The connections between the two splitters (between “mmi1:in1” and “mmi2:in2”, and “mmi1:in2” and “mmi2:in1”) are performed using a Manhattan-type waveguide connector (i3.ConnectManhattan
).
The right arm of the MMI (second connection) is forced to pass through the control point specified with the control_points
coordinate when instantiating the PCell.
Exposed ports
Our circuit is almost finished. All we need to do now is to define the names of the external ports we want to access. We will use these port names to plot the transmission when we perform the circuit simulation.
def _default_exposed_ports(self):
exposed_ports = {
"fgc_1:vertical_in": "in",
"fgc_2:vertical_in": "out",
}
return exposed_ports
Run the code
Open luceda-academy/training/topical_training/cornerstone_mzi_sweep/mzi_pcell.py
.
At the bottom of the file, the MZI is instantiated and simulated:
# Layout
mzi = MZI(
name="MZI",
control_point=(70.0, 200.0),
bend_radius=80.0,
)
mzi_layout = mzi.Layout()
mzi_layout.visualize()
mzi_layout.visualize_2d()
mzi_layout.write_gdsii("mzi.gds")
# Circuit model
my_circuit_cm = mzi.CircuitModel()
wavelengths = np.linspace(1.52, 1.58, 5001)

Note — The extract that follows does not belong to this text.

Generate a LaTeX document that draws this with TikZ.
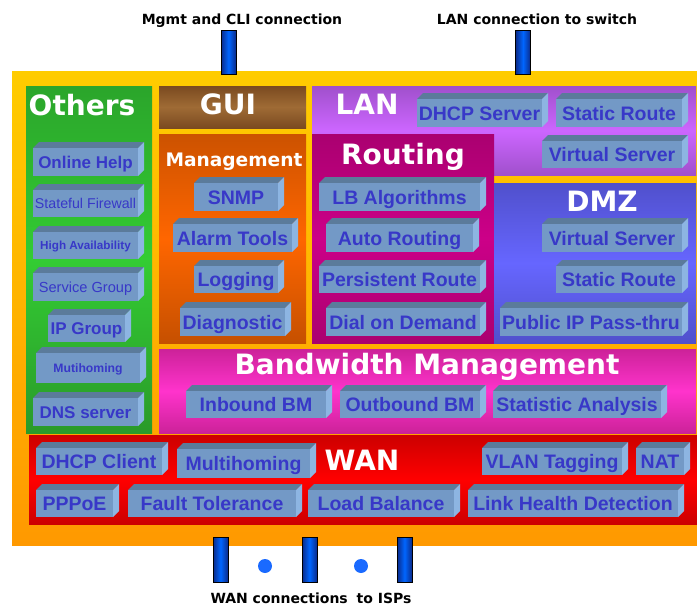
\documentclass[tikz,border=0pt]{standalone}
\usepackage{fontspec}
\setmainfont{Liberation Sans}
\newfontfamily\verd{DejaVu Sans}

\definecolor{slabfront}{HTML}{7399C6}
\definecolor{slabtop}{HTML}{5B7B9B}
\definecolor{slabside}{HTML}{8DB5E2}
\definecolor{slabtext}{HTML}{3838C8}
\definecolor{portdark}{HTML}{0A2A8A}
\definecolor{portlight}{HTML}{0066FF}
\definecolor{dotblue}{HTML}{1A6AFF}

\tikzset{
    slab/.style={fill=slabfront, text=slabtext, inner sep=0pt, font=\bfseries\fontsize{19.5}{20}\selectfont, text height=14pt, text depth=0pt},
    smallslab/.style={font=\bfseries\fontsize{17}{17}\selectfont, text height=12.2pt},
    title/.style={text=white, anchor=base, font=\verd\bfseries\fontsize{28}{28}\selectfont},
    caption/.style={anchor=base, font=\verd\bfseries\fontsize{14}{14}\selectfont},
    port/.style={draw=black, line width=0.8pt, minimum width=15pt, minimum height=45pt, inner sep=0pt, left color=portdark, right color=portdark, middle color=portlight},
    portdot/.style={circle, fill=dotblue, minimum size=14pt, inner sep=0pt}
}

% 3D feature box: [options]{name}{x1}{y1}{x2}{y2}{text}
\newcommand{\featurebox}[7][]{%
    \fill[slabtop] (#3,#4) -- ++(6,-6) -- ({#5+6},{#4-6}) -- (#5,#4) -- cycle;
    \fill[slabside] (#5,#4) -- ({#5+6},{#4-6}) -- ({#5+6},{#6-6}) -- (#5,#6) -- cycle;
    \node[slab, minimum width={#5-#3}, minimum height={#6-#4}, #1] (#2) at ({(#3+#5)/2},{(#4+#6)/2}) {#7};
}

\begin{document}
\begin{tikzpicture}[x=1pt, y=-1pt]
    \useasboundingbox (0,0) rectangle (697,605);

    % panels
    \shade[top color={rgb,255:red,255;green,204;blue,0}, bottom color={rgb,255:red,255;green,153;blue,0}] (12,71) rectangle (697,545);
    \shade[top color={rgb,255:red,43;green,165;blue,43}, bottom color={rgb,255:red,42;green,154;blue,42}, middle color={rgb,255:red,51;green,204;blue,51}] (26,86) rectangle (152,433);
    \shade[top color={rgb,255:red,122;green,74;blue,32}, bottom color={rgb,255:red,122;green,74;blue,32}, middle color={rgb,255:red,159;green,107;blue,53}] (159,86) rectangle (306,128);
    \shade[top color={rgb,255:red,204;green,82;blue,0}, bottom color={rgb,255:red,198;green,80;blue,0}, middle color={rgb,255:red,255;green,102;blue,0}] (159,134) rectangle (306,343);
    \shade[top color={rgb,255:red,160;green,80;blue,204}, bottom color={rgb,255:red,160;green,80;blue,204}, middle color={rgb,255:red,204;green,102;blue,255}] (312,86) rectangle (696,175);
    \shade[top color={rgb,255:red,170;green,0;blue,112}, bottom color={rgb,255:red,170;green,0;blue,112}, middle color={rgb,255:red,204;green,0;blue,136}] (312,134) rectangle (494,343);
    \shade[top color={rgb,255:red,80;green,80;blue,204}, bottom color={rgb,255:red,80;green,80;blue,204}, middle color={rgb,255:red,102;green,102;blue,255}] (494,183) rectangle (696,343);
    \shade[top color={rgb,255:red,204;green,34;blue,153}, bottom color={rgb,255:red,204;green,34;blue,153}, middle color={rgb,255:red,255;green,51;blue,204}] (159,349) rectangle (696,433);
    \shade[top color={rgb,255:red,204;green,0;blue,0}, bottom color={rgb,255:red,204;green,0;blue,0}, middle color={rgb,255:red,255;green,0;blue,0}] (29,435) rectangle (697,524);

    % titles
    \node[title] (others) at (82,115) {Others};
    \node[title] (gui) at (228,114) {GUI};
    \node[title, font=\verd\bfseries\fontsize{18.6}{19}\selectfont] (management) at (234,166) {Management};
    \node[title] (lan) at (367,114) {LAN};
    \node[title] (routing) at (403,164) {Routing};
    \node[title] (dmz) at (602,211) {DMZ};
    \node[title] (bandwidth) at (427,374) {Bandwidth Management};
    \node[title] (wan) at (362,470) {WAN};

    % Others
    \featurebox[smallslab]{help}{33}{148}{138}{176}{Online Help}
    \featurebox[font=\fontsize{14.2}{15}\selectfont, text height=10.2pt]{firewall}{33}{190}{138}{217}{Stateful Firewall}
    \featurebox[font=\bfseries\fontsize{11.7}{12}\selectfont, text height=8.4pt]{ha}{33}{232}{138}{259}{High Availability}
    \featurebox[font=\fontsize{14.6}{15}\selectfont, text height=10.5pt]{svcgroup}{33}{273}{138}{301}{Service Group}
    \featurebox[smallslab]{ipgroup}{48}{315}{125}{342}{IP Group}
    \featurebox[font=\bfseries\fontsize{12.2}{12}\selectfont, text height=8.7pt]{mutihome}{36}{353}{140}{383}{Mutihoming}
    \featurebox[smallslab]{dns}{33}{398}{138}{426}{DNS server}

    % Management
    \featurebox{snmp}{194}{183}{278}{211}{SNMP}
    \featurebox{alarm}{173}{224}{292}{252}{Alarm Tools}
    \featurebox{logging}{194}{266}{278}{293}{Logging}
    \featurebox{diag}{180}{308}{285}{336}{Diagnostic}

    % LAN
    \featurebox{dhcpsrv}{417}{99}{542}{127}{DHCP Server}
    \featurebox{lanroute}{556}{99}{682}{127}{Static Route}
    \featurebox{lanvs}{542}{141}{682}{168}{Virtual Server}

    % Routing
    \featurebox{lbalg}{319}{183}{480}{211}{LB Algorithms}
    \featurebox{autoroute}{326}{224}{473}{252}{Auto Routing}
    \featurebox{persist}{319}{266}{480}{293}{Persistent Route}
    \featurebox{dial}{326}{308}{480}{336}{Dial on Demand}

    % DMZ
    \featurebox{dmzvs}{542}{224}{682}{252}{Virtual Server}
    \featurebox{dmzroute}{556}{266}{682}{293}{Static Route}
    \featurebox{pubip}{500}{308}{682}{336}{Public IP Pass-thru}

    % Bandwidth Management
    \featurebox{inbound}{186}{391}{326}{418}{Inbound BM}
    \featurebox{outbound}{340}{391}{480}{418}{Outbound BM}
    \featurebox{stats}{493}{391}{661}{418}{Statistic Analysis}

    % WAN
    \featurebox{dhcpcl}{36}{448}{162}{475}{DHCP Client}
    \featurebox{multihome}{177}{449}{310}{478}{Multihoming}
    \featurebox{vlan}{482}{448}{622}{475}{VLAN Tagging}
    \featurebox{nat}{636}{448}{684}{475}{NAT}
    \featurebox{pppoe}{36}{490}{113}{517}{PPPoE}
    \featurebox{fault}{128}{490}{296}{517}{Fault Tolerance}
    \featurebox{loadbal}{308}{490}{454}{517}{Load Balance}
    \featurebox{linkhealth}{468}{490}{678}{517}{Link Health Detection}

    % ports
    \node[port, minimum height=44pt] (pmgmt) at (228.5,52) {};
    \node[port, minimum height=44pt] (plan) at (523,52) {};
    \node[port] (pwan1) at (220.5,559.5) {};
    \node[port] (pwan2) at (309.5,559.5) {};
    \node[port] (pwan3) at (404.5,559.5) {};
    \node[portdot] (dot1) at (265,566) {};
    \node[portdot] (dot2) at (361,566) {};

    \node[caption] (capmgmt) at (242,24) {Mgmt and CLI connection};
    \node[caption] (caplan) at (537,24) {LAN connection to switch};
    \node[caption] (capwan) at (311,603) {WAN connections\hspace{4pt} to ISPs};
\end{tikzpicture}
\end{document}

S_total = my_circuit_cm.get_smatrix(wavelengths=wavelengths)
# Plotting
S_total.visualize(
term_pairs=[
("in", "out"), # TE transmission
],
scale="dB",
yrange=(-100, 0),
)
If you run the code, you will visualize the layout and the simulation of an MZI circuit for control_point=[(70.0, 200.0)]
and bend_radius=80.0
.
Test your knowledge
Try to change the coordinates of the control point and the bend radius to see how the simulation changes. What happens when the delay arm becomes longer? Why?